The new bad patent from 2020 would keep the invention away for another 20 years, and do real harm to the development of 3d printing.
The creator asked viewers to share this with people in the FOSS slicer community. I don’t know if that’s anyone here, but lemmy is pretty FOSS-happy. Also the FOSS communities here might be interested to hear about how this patent is hamstringing development of FOSS features. I don’t have the time right now to search through the communities so any crossposts would be welcome.
Unfortunately, the way patent suits work it could be enormously expensive to defend something like this, even when the patent is clearly bad.
You’d be arguing that the patent is invalid to start with, but the court would probably start from the position that you are actually infringing a valid patent (it was granted after all), and grant an injunction to prevent further harm (“stop giving people the software until we can work out if there is any merit to your claim that you aren’t infringing”). You then need to put together a case to show the prior art, and you can bet that they’d contest every single point.
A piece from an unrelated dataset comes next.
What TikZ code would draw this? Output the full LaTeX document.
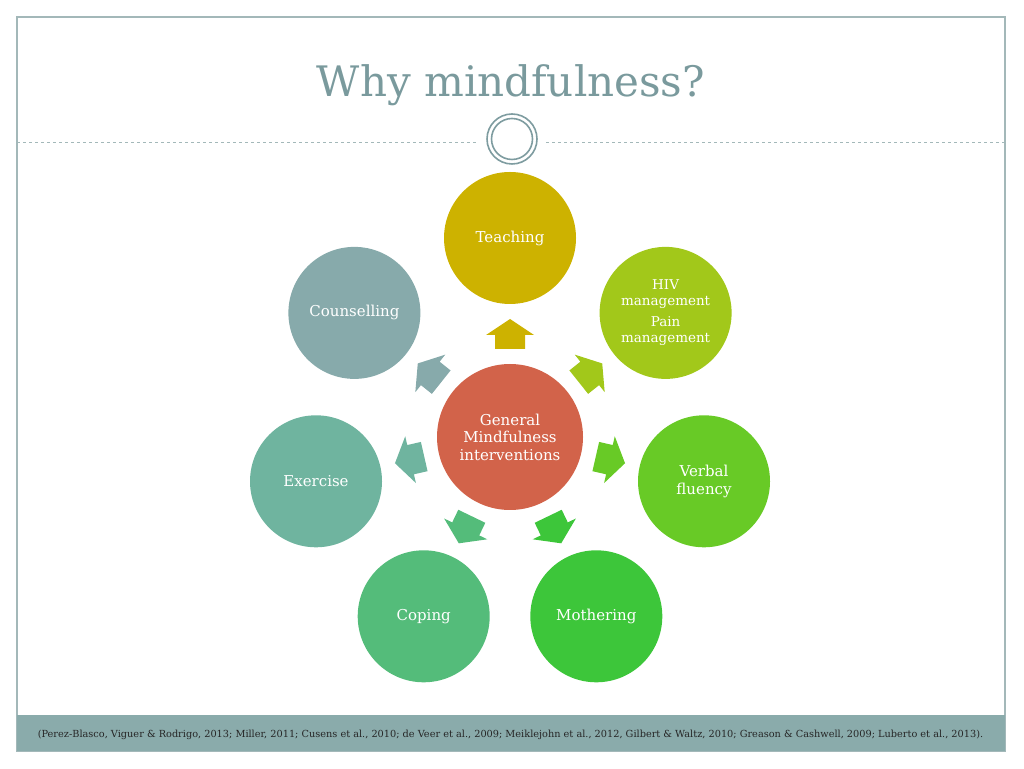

This whole process could take years, and cost hundreds of thousands of dollars that you won’t get back even if you win - there isn’t really a provision to recover costs in patent cases because there is the assumption that every claim is made in good faith
In other words, one big aspect of patent reform needs to be fixing the patent office itself so that it hires patent examiners who are actually competent to evaluate the applications for prior art.
That’s probably an impossible task - getting enough people who are experts in every possible field enough to judge novelty and innovativeness wouldn’t be feasible.
An alternative is the way the Dutch assess patents - they don’t, and grant them automatically on filing, but that means you remove the assumption that they are valid on their face if they get challenged
Probably better to make those submitting false patents pay a large fine.